SHORT TASK: Take the lines from the head of the listing through the one bearing "7.705, 7.305, 6.915, 6.415]" and copy them exactly, leaving every picture out.

MATERIAL PROVIDED:
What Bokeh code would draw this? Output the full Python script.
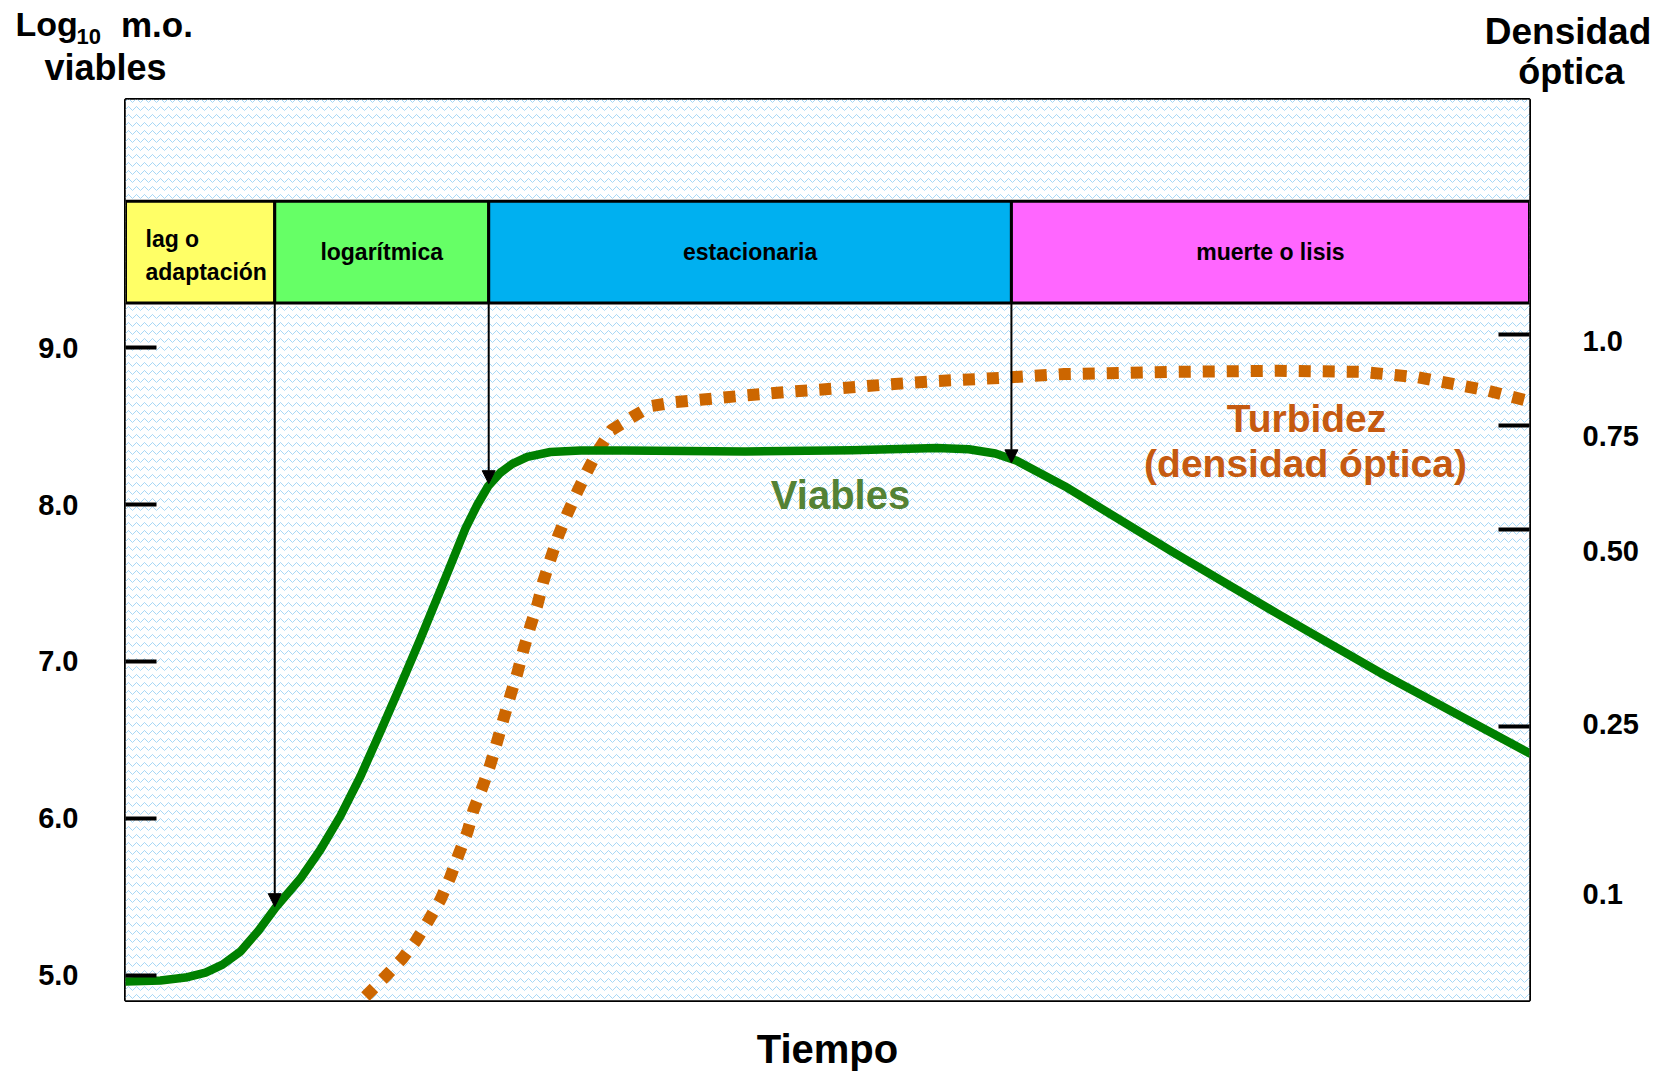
from bokeh.plotting import figure
from bokeh.layouts import column
from bokeh.models import (Range1d, LinearAxis, FixedTicker, PrintfTickFormatter, Label,
                          BoxAnnotation, Arrow, NormalHead, ColumnDataSource)
from bokeh.embed import file_html
from bokeh.resources import INLINE

# ---------------- data ----------------
# growth phases (time axis 0..100, arbitrary units)
phase_names = ["lag o\nadaptación", "logarítmica", "estacionaria", "muerte o lisis"]
phase_edges = [0.0, 10.63, 25.87, 63.10, 100.0]
phase_colors = ["#ffff66", "#66ff66", "#00b0f0", "#ff66ff"]

# viable cells, log10 m.o.
viable_t = [0.07, 2.49, 4.27, 5.70, 6.91, 8.19, 9.47, 10.68, 12.46, 13.88, 15.31, 16.73,
            18.16, 19.58, 21.00, 22.43, 23.35, 24.21, 25.06, 25.85, 26.70, 27.55, 28.62,
            30.26, 32.40, 35.46, 44.14, 51.73, 57.79, 60.06, 61.96, 63.48, 66.89, 74.46,
            82.04, 89.62, 100.0]
viable_log = [4.960, 4.966, 4.985, 5.017, 5.068, 5.151, 5.284, 5.430, 5.616, 5.800, 6.016,
              6.267, 6.553, 6.845, 7.143, 7.454, 7.657, 7.847, 7.999, 8.120, 8.203, 8.260,
              8.304, 8.335, 8.345, 8.345, 8.339, 8.346, 8.360, 8.353, 8.326, 8.279, 8.117,
              7.705, 7.305, 6.915, 6.415]

# turbidity (optical density), drawn on the same vertical scale as the figure
turb_t = [17.09, 18.51, 19.72, 20.65, 21.57, 22.43, 23.14, 23.71, 24.35, 24.78, 25.42,
          25.99, 26.49, 26.91, 27.41, 27.91, 28.34, 28.84, 29.33, 29.76, 30.26, 30.83,
          31.47, 32.18, 32.90, 33.68, 34.61, 36.10, 37.45, 39.16, 40.94, 44.29, 47.56,
          50.91, 54.47, 57.89, 61.37, 66.86, 74.47, 82.02, 88.07, 91.99, 97.04, 99.68]
turb_pos = [4.865, 4.992, 5.106, 5.214, 5.347, 5.481, 5.627, 5.766, 5.912, 6.051, 6.198,
            6.344, 6.496, 6.629, 6.781, 6.927, 7.073, 7.225, 7.359, 7.511, 7.650, 7.803,
            7.942, 8.082, 8.215, 8.348, 8.475, 8.558, 8.628, 8.653, 8.668, 8.697, 8.721,
            8.742, 8.767, 8.788, 8.803, 8.832, 8.846, 8.853, 8.846, 8.812, 8.726, 8.666]

# left axis ticks (log10 m.o. viables)
log_ticks = [5, 6, 7, 8, 9]
# right axis (densidad óptica): labels, where the labels sit and where the tick marks sit
od_labels = ["1.0", "0.75", "0.50", "0.25", "0.1"]
od_label_pos = [9.042, 8.434, 7.705, 6.603, 5.517]
od_tick_pos = [9.083, 8.502, 7.840, 6.584]

# arrows: tip heights on the viable curve at phase boundaries
arrow_tips = [5.437, 8.133, 8.266]

# ---------------- layout ----------------
W = 1667
TOP_H = 96                                  # strip holding the two axis titles
FL, FR, FT, FB = 125, 1529, 99, 1004        # frame edges in page px
H_MAIN = 1073 - TOP_H
X0, X1 = 0.0, 100.0
Y0, Y1 = 4.839, 10.582
band_bottom, band_top = 9.285, 9.933
FONT = "Liberation Sans"


def px2x(px):
    return X0 + (px - FL) / (FR - FL) * (X1 - X0)


def px2y(py):
    return Y1 - (py - FT) / (FB - FT) * (Y1 - Y0)


# ---------- title strip ----------
top = figure(width=W, height=TOP_H, output_backend="svg", toolbar_location=None,
             x_range=Range1d(0, W), y_range=Range1d(TOP_H, 0),
             x_axis_location=None, y_axis_location=None, min_border=0)
top.grid.visible = False
top.outline_line_color = None
top.background_fill_color = "white"
top.border_fill_color = "white"


def top_label(text, x, ymid, size, align):
    top.add_layout(Label(x=x, y=ymid, text=text, text_font=FONT, text_font_style="bold",
                         text_font_size=size, text_color="black", text_align=align,
                         text_baseline="middle"))


top_label("Log", 15, 23.5, "34px", "left")
top_label("10", 76, 36, "22px", "left")
top_label("m.o.", 120.5, 23.5, "35px", "left")
top_label("viables", 105, 67, "36px", "center")
top_label("Densidad", 1567.5, 30.5, "37px", "center")
top_label("óptica", 1570.8, 70.5, "36px", "center")

# ---------- main chart ----------
p = figure(width=W, height=H_MAIN, output_backend="svg", toolbar_location=None,
           x_range=Range1d(X0, X1), y_range=Range1d(Y0, Y1),
           min_border_left=FL, min_border_right=W - FR,
           min_border_top=FT - TOP_H, min_border_bottom=TOP_H + H_MAIN - FB)
p.grid.visible = False
p.background_fill_color = "white"
p.border_fill_color = "white"
p.outline_line_color = "black"
p.outline_line_width = 3

# keep each figure's own frame (no frame alignment inside the column)
for fig in (top, p):
    try:
        fig.frame_align = False
    except AttributeError:
        pass

# wavy light-blue background
p.add_layout(BoxAnnotation(fill_color="white", fill_alpha=1.0, line_color=None,
                           hatch_pattern="horizontal_wave", hatch_color="#a8d8f6",
                           hatch_scale=8, hatch_weight=1, level="underlay"))

# x axis
xa = p.xaxis[0]
xa.ticker = FixedTicker(ticks=[])
xa.axis_line_color = None
xa.major_tick_out = 0
xa.major_tick_in = 0
xa.minor_tick_out = 0
xa.minor_tick_in = 0
xa.major_label_standoff = 0
xa.axis_label = "Tiempo"
xa.axis_label_text_font = FONT
xa.axis_label_text_font_style = "bold"
xa.axis_label_text_font_size = "40px"
xa.axis_label_standoff = 26
xa.axis_label_text_color = "black"


def style_y(ax, standoff):
    ax.axis_line_color = None
    ax.major_tick_in = 31
    ax.major_tick_out = 0
    ax.minor_tick_in = 0
    ax.minor_tick_out = 0
    ax.major_tick_line_width = 4
    ax.major_tick_line_color = "black"
    ax.major_label_standoff = standoff
    ax.major_label_text_font = FONT
    ax.major_label_text_font_style = "bold"
    ax.major_label_text_font_size = "29px"
    ax.major_label_text_color = "black"


ya = p.yaxis[0]
ya.ticker = FixedTicker(ticks=log_ticks)
ya.formatter = PrintfTickFormatter(format="%.1f")
style_y(ya, 47)

# right axis: labels on major ticks (no mark), tick marks as minor ticks
yr = LinearAxis(ticker=FixedTicker(ticks=od_label_pos, minor_ticks=od_tick_pos),
                major_label_overrides={v: t for v, t in zip(od_label_pos, od_labels)})
style_y(yr, 53)
yr.major_tick_in = 0
yr.minor_tick_in = 31
yr.minor_tick_line_width = 4
yr.minor_tick_line_color = "black"
p.add_layout(yr, "right")

# phase band
band = ColumnDataSource(dict(left=phase_edges[:-1], right=phase_edges[1:],
                             color=phase_colors))
p.quad(left="left", right="right", bottom=band_bottom, top=band_top, source=band,
       fill_color="color", line_color="black", line_width=3)

band_mid = (band_bottom + band_top) / 2
for i, name in enumerate(phase_names):
    if i == 0:
        p.add_layout(Label(x=px2x(145), y=band_mid - 0.02, text=name, text_font=FONT,
                           text_font_style="bold", text_font_size="23px",
                           text_align="left", text_baseline="middle",
                           text_line_height=1.28, text_color="black"))
    else:
        p.add_layout(Label(x=(phase_edges[i] + phase_edges[i + 1]) / 2, y=band_mid,
                           text=name, text_font=FONT, text_font_style="bold",
                           text_font_size="23px", text_align="center",
                           text_baseline="middle", text_color="black"))

# curves
p.line(turb_t, turb_pos, line_color="#cc6600", line_width=12, line_dash="12 12",
       line_cap="butt")
p.line(viable_t, viable_log, line_color="#008000", line_width=8.5, line_join="round",
       line_cap="round")

# arrows
for x, tip in zip(phase_edges[1:4], arrow_tips):
    p.add_layout(Arrow(end=NormalHead(size=13, fill_color="black", line_color="black",
                                      line_width=1),
                       x_start=x, y_start=band_bottom, x_end=x, y_end=tip,
                       line_color="black", line_width=2))

# curve labels
p.add_layout(Label(x=px2x(840), y=px2y(496), text="Viables", text_font=FONT,
                   text_font_style="bold", text_font_size="40px", text_color="#548235",
                   text_align="center", text_baseline="middle"))
p.add_layout(Label(x=px2x(1306), y=px2y(419), text="Turbidez", text_font=FONT,
                   text_font_style="bold", text_font_size="39px", text_color="#c55a11",
                   text_align="center", text_baseline="middle"))
p.add_layout(Label(x=px2x(1305), y=px2y(465), text="(densidad óptica)", text_font=FONT,
                   text_font_style="bold", text_font_size="39px", text_color="#c55a11",
                   text_align="center", text_baseline="middle"))

layout = column(top, p, spacing=0)
open("out.html", "w").write(file_html(layout, INLINE))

WRITTEN SOLUTION:
What Bokeh code would draw this? Output the full Python script.
from bokeh.plotting import figure
from bokeh.layouts import column
from bokeh.models import (Range1d, LinearAxis, FixedTicker, PrintfTickFormatter, Label,
                          BoxAnnotation, Arrow, NormalHead, ColumnDataSource)
from bokeh.embed import file_html
from bokeh.resources import INLINE

# ---------------- data ----------------
# growth phases (time axis 0..100, arbitrary units)
phase_names = ["lag o\nadaptación", "logarítmica", "estacionaria", "muerte o lisis"]
phase_edges = [0.0, 10.63, 25.87, 63.10, 100.0]
phase_colors = ["#ffff66", "#66ff66", "#00b0f0", "#ff66ff"]

# viable cells, log10 m.o.
viable_t = [0.07, 2.49, 4.27, 5.70, 6.91, 8.19, 9.47, 10.68, 12.46, 13.88, 15.31, 16.73,
            18.16, 19.58, 21.00, 22.43, 23.35, 24.21, 25.06, 25.85, 26.70, 27.55, 28.62,
            30.26, 32.40, 35.46, 44.14, 51.73, 57.79, 60.06, 61.96, 63.48, 66.89, 74.46,
            82.04, 89.62, 100.0]
viable_log = [4.960, 4.966, 4.985, 5.017, 5.068, 5.151, 5.284, 5.430, 5.616, 5.800, 6.016,
              6.267, 6.553, 6.845, 7.143, 7.454, 7.657, 7.847, 7.999, 8.120, 8.203, 8.260,
              8.304, 8.335, 8.345, 8.345, 8.339, 8.346, 8.360, 8.353, 8.326, 8.279, 8.117,
              7.705, 7.305, 6.915, 6.415]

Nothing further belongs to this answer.